Na primeira semana de aula, o reitor, e também um dos donos da faculdade, recebia os alunos recém chegados com muita pompa, num grande auditório. Não me lembro de quase nada do discurso, a não ser a parte em que ele dizia: “De agora em diante vocês são a elite cultural deste país”. Aquilo ficou martelando, talvez por vaidade e deslumbramento de alguém que achou que jamais pisaria ali, mas hoje vêm novas reflexões. Primeiro sobre a possibilidade de alguém, ou um grupo, ser alguma “elite cultural”, porque isso pressupõe a possibilidade de hierarquizar cultura, mas a leitura mais acertada que fica mesmo é a dos meios nas mãos de poucos. Pode não ser isso o que ele tinha em mente enquanto falava, mas, na prática é só um jeito de atestar o conhecimento, e o possível domínio de produção cultural e econômico em detrimento dos demais, sem os mesmos acessos e combalidos financeiramente, principalmente em relação à maioria dos que podiam ocupar aquelas cadeiras. 

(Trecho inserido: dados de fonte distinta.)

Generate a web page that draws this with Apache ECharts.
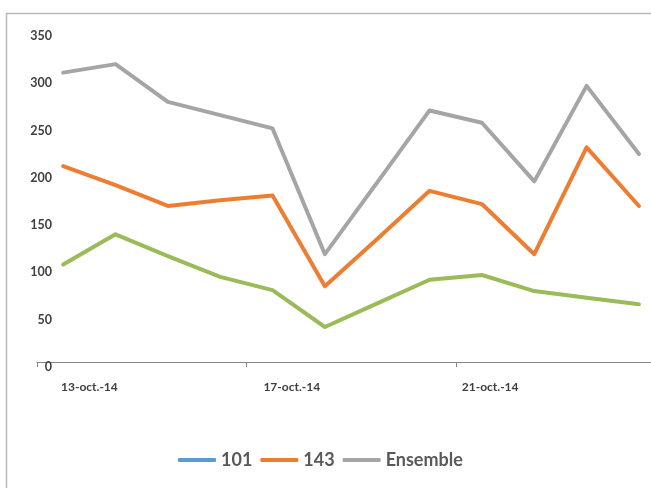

E, pensando mais um pouco, reflito o quanto é antipedagógico e destrutivo esse conceito de “elite cultural”, num país de dimensões gigantescas, com tantas manifestações e profundas desigualdades. , naqueles dias maiores do que hoje, acredite. 
Há também a visão de que justo ou não, aquilo, estar ali, consistia num privilégio, não deveria ser, mas era e ainda é.Talvez isso só sirva para reforçar uma ideia de separação entre “os que sabem” e “os que não sabem”. 
A despeito do "privilégio" em relação à grande maioria dos meus pares, não sou, nunca fui, e nem pretende ser elite de coisa alguma. Meu status ainda é de guerrilha, tentando ocupar espaços. Anos depois de oficialmente graduado, embora em outra instituição e como bolsista, sigo aprendendo.